GIVEN DATA -

>>>

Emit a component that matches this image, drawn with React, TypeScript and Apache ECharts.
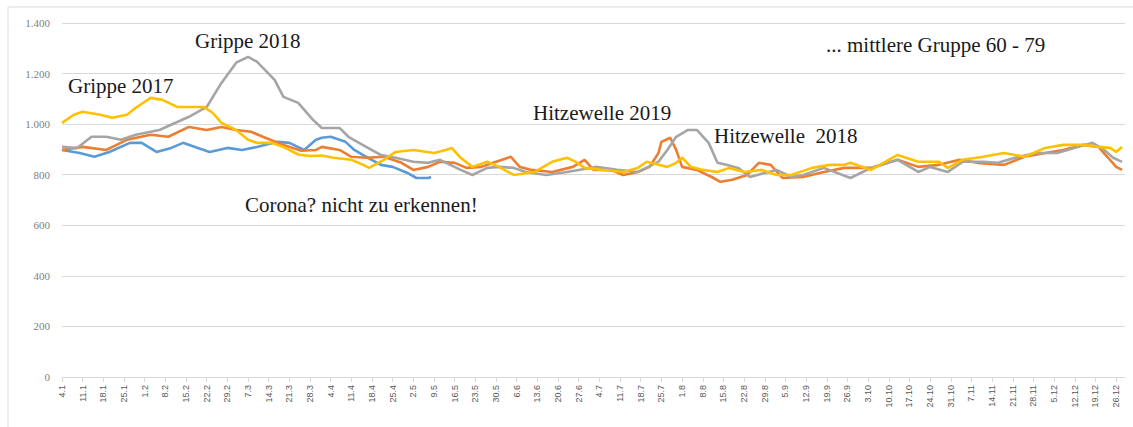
import React, { useEffect, useRef } from "react";
import * as echarts from "echarts";

// Week tick labels (2020), one every 7 days starting at 4.1
const weekLabels = [
  "4.1", "11.1", "18.1", "25.1", "1.2", "8.2", "15.2", "22.2", "29.2", "7.3",
  "14.3", "21.3", "28.3", "4.4", "11.4", "18.4", "25.4", "2.5", "9.5", "16.5",
  "23.5", "30.5", "6.6", "13.6", "20.6", "27.6", "4.7", "11.7", "18.7", "25.7",
  "1.8", "8.8", "15.8", "22.8", "29.8", "5.9", "12.9", "19.9", "26.9", "3.10",
  "10.10", "17.10", "24.10", "31.10", "7.11", "14.11", "21.11", "28.11", "5.12",
  "12.12", "19.12", "26.12",
];

const yTicks = [0, 200, 400, 600, 800, 1000, 1200, 1400];

// [day since 4.1, deaths per day]
const series2020: [number, number][] = [
  [0, 898], [6, 886], [11, 871], [16, 890], [23, 926], [27, 926], [32, 890],
  [37, 906], [41, 926], [46, 906], [50, 890], [56, 906], [61, 898], [66, 910],
  [73, 930], [77, 926], [82, 898], [86, 938], [88, 946], [91, 950], [96, 930],
  [99, 898], [103, 871], [108, 839], [112, 831], [117, 807], [120, 787],
  [124, 787], [125, 791],
];

const series2019: [number, number][] = [
  [0, 898], [7, 910], [15, 898], [22, 938], [30, 958], [36, 950], [43, 989],
  [49, 977], [54, 989], [59, 977], [64, 970], [68, 950], [75, 918], [81, 895],
  [86, 898], [88, 910], [94, 898], [98, 871], [103, 867], [109, 871], [115, 847],
  [119, 819], [124, 831], [128, 851], [133, 847], [137, 827], [142, 831],
  [146, 847], [152, 871], [155, 831], [159, 819], [166, 811], [173, 831],
  [177, 859], [180, 819], [186, 819], [190, 799], [195, 811], [199, 831],
  [202, 886], [203, 930], [206, 946], [208, 898], [210, 831], [215, 819],
  [220, 791], [223, 772], [227, 780], [232, 799], [236, 847], [240, 839],
  [244, 787], [251, 791], [258, 811], [265, 827], [274, 827], [283, 859],
  [290, 831], [297, 839], [304, 859], [310, 847], [319, 839], [326, 871],
  [333, 886], [339, 898], [346, 918], [351, 910], [354, 871], [357, 831],
  [359, 819],
];

const series2018: [number, number][] = [
  [0, 910], [5, 905], [10, 950], [15, 950], [20, 938], [25, 958], [33, 977],
  [43, 1029], [49, 1068], [54, 1163], [59, 1243], [63, 1266], [66, 1247],
  [72, 1175], [75, 1108], [80, 1084], [85, 1017], [88, 985], [94, 985],
  [97, 950], [103, 910], [108, 878], [113, 867], [119, 851], [124, 847],
  [128, 859], [135, 819], [139, 799], [144, 827], [148, 831], [153, 827],
  [157, 811], [164, 799], [171, 811], [175, 819], [181, 831], [188, 819],
  [195, 811], [202, 851], [205, 898], [208, 950], [212, 977], [215, 977],
  [219, 926], [222, 847], [225, 839], [229, 827], [233, 791], [238, 807],
  [242, 819], [247, 791], [251, 799], [258, 827], [267, 787], [274, 827],
  [283, 859], [290, 811], [294, 831], [300, 811], [305, 851], [312, 851],
  [317, 847], [324, 871], [330, 886], [337, 886], [344, 910], [349, 926],
  [353, 898], [356, 867], [359, 851],
];

const series2017: [number, number][] = [
  [0, 1005], [4, 1037], [7, 1049], [13, 1037], [17, 1025], [22, 1037],
  [25, 1065], [30, 1104], [34, 1096], [39, 1068], [43, 1068], [48, 1068],
  [51, 1045], [54, 1005], [59, 977], [63, 938], [66, 926], [71, 926],
  [75, 910], [80, 880], [84, 874], [88, 876], [92, 867], [98, 859],
  [102, 839], [104, 827], [109, 859], [113, 890], [119, 898], [126, 886],
  [130, 898], [132, 906], [135, 867], [139, 831], [144, 851], [148, 831],
  [153, 799], [160, 811], [166, 851], [171, 867], [174, 851], [177, 827],
  [183, 819], [190, 811], [195, 827], [198, 851], [202, 839], [205, 831],
  [208, 847], [210, 867], [213, 831], [217, 819], [222, 811], [226, 827],
  [231, 811], [237, 819], [242, 799], [247, 799], [254, 827], [260, 839],
  [265, 839], [267, 847], [274, 819], [283, 878], [290, 851], [297, 851],
  [300, 827], [305, 859], [312, 871], [319, 886], [326, 871], [333, 906],
  [339, 918], [346, 918], [351, 910], [355, 906], [357, 890], [359, 910],
];

const annotations = [
  { text: "Grippe 2018", x: 195, y: 41 },
  { text: "Grippe 2017", x: 68, y: 86 },
  { text: "Hitzewelle 2019", x: 533, y: 113 },
  { text: "Hitzewelle  2018", x: 714, y: 136 },
  { text: "Corona? nicht zu erkennen!", x: 245, y: 205 },
  { text: "... mittlere Gruppe 60 - 79", x: 826, y: 45 },
];

const fmtThousands = (v: number) =>
  v >= 1000 ? `${Math.floor(v / 1000)}.${String(v % 1000).padStart(3, "0")}` : String(v);

export default function App() {
  const ref = useRef<HTMLDivElement>(null);
  useEffect(() => {
    document.body.style.margin = "0";
    if (!ref.current) return;
    const chart = echarts.init(ref.current, null, { renderer: "svg" });
    const lineSeries = (name: string, data: [number, number][], color: string) => ({
      name,
      type: "line",
      data,
      showSymbol: false,
      symbol: "none",
      lineStyle: { color, width: 2.6 },
      itemStyle: { color },
    });
    chart.setOption({
      animation: false,
      backgroundColor: "#ffffff",
      grid: { left: 62, right: 8, top: 23, bottom: 50, containLabel: false },
      xAxis: {
        type: "value",
        min: 0,
        max: 360,
        interval: 7,
        axisLine: { show: true, lineStyle: { color: "#d9d9d9", width: 1 } },
        axisTick: { show: true, length: 5, lineStyle: { color: "#d9d9d9" } },
        splitLine: { show: false },
        axisLabel: {
          rotate: 90,
          margin: 8,
          fontSize: 9,
          fontFamily: "Liberation Sans, Arial, sans-serif",
          color: "#595959",
          showMaxLabel: false,
          formatter: (v: number) => (v % 7 === 0 ? weekLabels[v / 7] ?? "" : ""),
        },
      },
      yAxis: {
        type: "value",
        min: yTicks[0],
        max: yTicks[yTicks.length - 1],
        interval: 200,
        axisLine: { show: false },
        axisTick: { show: false },
        splitLine: { lineStyle: { color: "#d9d9d9", width: 1 } },
        axisLabel: {
          margin: 12,
          fontSize: 11,
          fontFamily: "Liberation Serif, Times New Roman, serif",
          color: "#808080",
          formatter: (v: number) => fmtThousands(v),
        },
      },
      series: [
        lineSeries("2020", series2020, "#5B9BD5"),
        lineSeries("2019", series2019, "#ED7D31"),
        lineSeries("2018", series2018, "#A5A5A5"),
        lineSeries("2017", series2017, "#FFC000"),
      ],
      graphic: [
        {
          type: "rect",
          shape: { x: 8, y: 7, width: 1140, height: 440 },
          style: { fill: "none", stroke: "#d9d9d9", lineWidth: 1 },
          silent: true,
        },
        ...annotations.map((a) => ({
          type: "text",
          x: a.x,
          y: a.y,
          style: {
            text: a.text,
            fill: "#1a1a1a",
            fontSize: 21,
            fontFamily: "Liberation Serif, Times New Roman, serif",
            verticalAlign: "middle",
            align: "left",
          },
          z: 10,
        })),
      ],
    });
    return () => chart.dispose();
  }, []);
  return <div ref={ref} style={{ width: 1133, height: 427 }} />;
}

<<<

TASK OBJECTIVE - Only the number should be given: how many lines of the data contain the word "React"?

THE ANSWER - 2